Sharing the nitty gritty details of our Content-First approach with the world
This weekend, our Strategist and in-house thesaurus-addict Emily Straubel spoke at WordCamp 2017 in Portland, ME. Speaking to a room filled with Wordpress developers, designers and agency reps, Emily brought the house down with 45 minutes of enlightenment on how to put a Content-First strategy into place. Ok, maybe that's a slight exaggeration. But people did clap loudly and many even responded that they were planning on changing their internal processes based on what they learned in the workshop.
We all can agree that content is often the part of a project that causes the most problems in a project. Developers and designers often want to get started as soon as possible, but without content they are often guessing at the context and importance of what they are creating. They use dummy content to get started which rarely lines up with the reality of the content the client finally produces, if they produce anything at all.
This process can lead to miscommunications, delays in timeline and unanticipated budget expenses.

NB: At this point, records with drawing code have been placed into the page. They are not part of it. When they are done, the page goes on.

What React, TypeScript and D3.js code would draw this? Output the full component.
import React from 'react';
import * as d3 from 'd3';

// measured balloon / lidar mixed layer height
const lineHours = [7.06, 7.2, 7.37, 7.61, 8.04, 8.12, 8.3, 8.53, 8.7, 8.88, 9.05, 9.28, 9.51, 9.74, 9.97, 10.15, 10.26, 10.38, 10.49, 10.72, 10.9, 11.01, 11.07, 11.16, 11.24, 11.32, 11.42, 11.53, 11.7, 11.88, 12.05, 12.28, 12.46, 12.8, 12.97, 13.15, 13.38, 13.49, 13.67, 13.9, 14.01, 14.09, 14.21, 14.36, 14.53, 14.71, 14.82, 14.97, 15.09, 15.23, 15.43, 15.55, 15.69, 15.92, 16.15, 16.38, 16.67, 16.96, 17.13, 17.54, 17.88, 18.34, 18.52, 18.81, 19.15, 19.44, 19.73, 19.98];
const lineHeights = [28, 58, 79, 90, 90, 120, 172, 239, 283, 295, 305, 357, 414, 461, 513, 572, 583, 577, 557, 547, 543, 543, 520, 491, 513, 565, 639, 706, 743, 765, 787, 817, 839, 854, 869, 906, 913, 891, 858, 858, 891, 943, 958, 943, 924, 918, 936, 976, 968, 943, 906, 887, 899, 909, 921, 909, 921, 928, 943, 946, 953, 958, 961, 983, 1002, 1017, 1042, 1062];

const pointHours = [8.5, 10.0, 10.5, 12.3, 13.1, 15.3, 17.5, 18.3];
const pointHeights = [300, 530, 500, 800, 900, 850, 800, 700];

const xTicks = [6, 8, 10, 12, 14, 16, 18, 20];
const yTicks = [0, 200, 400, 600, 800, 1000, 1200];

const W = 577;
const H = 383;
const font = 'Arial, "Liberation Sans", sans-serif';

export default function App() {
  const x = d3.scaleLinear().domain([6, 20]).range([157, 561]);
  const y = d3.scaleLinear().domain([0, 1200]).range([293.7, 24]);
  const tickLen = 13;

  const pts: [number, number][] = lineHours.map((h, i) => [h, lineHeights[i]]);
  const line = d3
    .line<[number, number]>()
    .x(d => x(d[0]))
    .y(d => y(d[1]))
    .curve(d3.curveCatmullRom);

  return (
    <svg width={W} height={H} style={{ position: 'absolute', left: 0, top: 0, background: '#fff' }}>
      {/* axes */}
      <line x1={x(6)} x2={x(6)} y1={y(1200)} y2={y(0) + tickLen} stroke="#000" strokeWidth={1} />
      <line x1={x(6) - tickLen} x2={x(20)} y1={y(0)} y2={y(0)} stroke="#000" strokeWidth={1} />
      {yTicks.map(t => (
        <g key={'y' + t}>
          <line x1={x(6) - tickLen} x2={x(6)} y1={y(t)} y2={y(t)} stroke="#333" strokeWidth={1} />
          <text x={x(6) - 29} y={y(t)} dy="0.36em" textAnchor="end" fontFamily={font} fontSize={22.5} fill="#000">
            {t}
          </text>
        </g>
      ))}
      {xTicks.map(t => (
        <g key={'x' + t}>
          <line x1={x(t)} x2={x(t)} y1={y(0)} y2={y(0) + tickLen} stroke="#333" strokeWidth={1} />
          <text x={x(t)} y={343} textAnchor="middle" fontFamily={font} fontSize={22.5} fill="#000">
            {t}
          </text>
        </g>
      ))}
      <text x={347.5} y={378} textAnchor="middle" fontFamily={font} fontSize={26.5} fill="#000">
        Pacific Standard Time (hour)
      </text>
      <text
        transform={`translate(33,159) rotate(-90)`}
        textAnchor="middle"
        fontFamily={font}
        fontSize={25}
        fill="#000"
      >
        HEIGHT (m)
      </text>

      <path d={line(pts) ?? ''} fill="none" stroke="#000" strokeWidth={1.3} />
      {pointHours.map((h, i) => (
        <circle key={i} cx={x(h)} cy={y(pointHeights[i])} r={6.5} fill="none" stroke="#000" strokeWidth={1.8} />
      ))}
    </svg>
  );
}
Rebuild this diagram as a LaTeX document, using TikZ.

By asking tougher questions during Kickoff meetings and giving clients specific directions that are tied to design and development deadlines, it puts clients and developers in a position of partnership rather than patronage.
At Big Room Studios, we incorporate content gathering and refinement into every phase of our projects. We start by asking better questions during client intake. We push our clients early on in the process to acknowledge their team's capacity to complete the work inhouse and help them find the right person to write or create content if their team can't handle the workload.
Our designers use proto-content to create designs based on the actual content from the client, or similar content.
The result is a client-developer relationship that is built on transparency and collaboration. Our relationships and client retention has dramatically improved and our projects are more likely to be completed on-time and on-budget when we prioritize content creation during the web development process.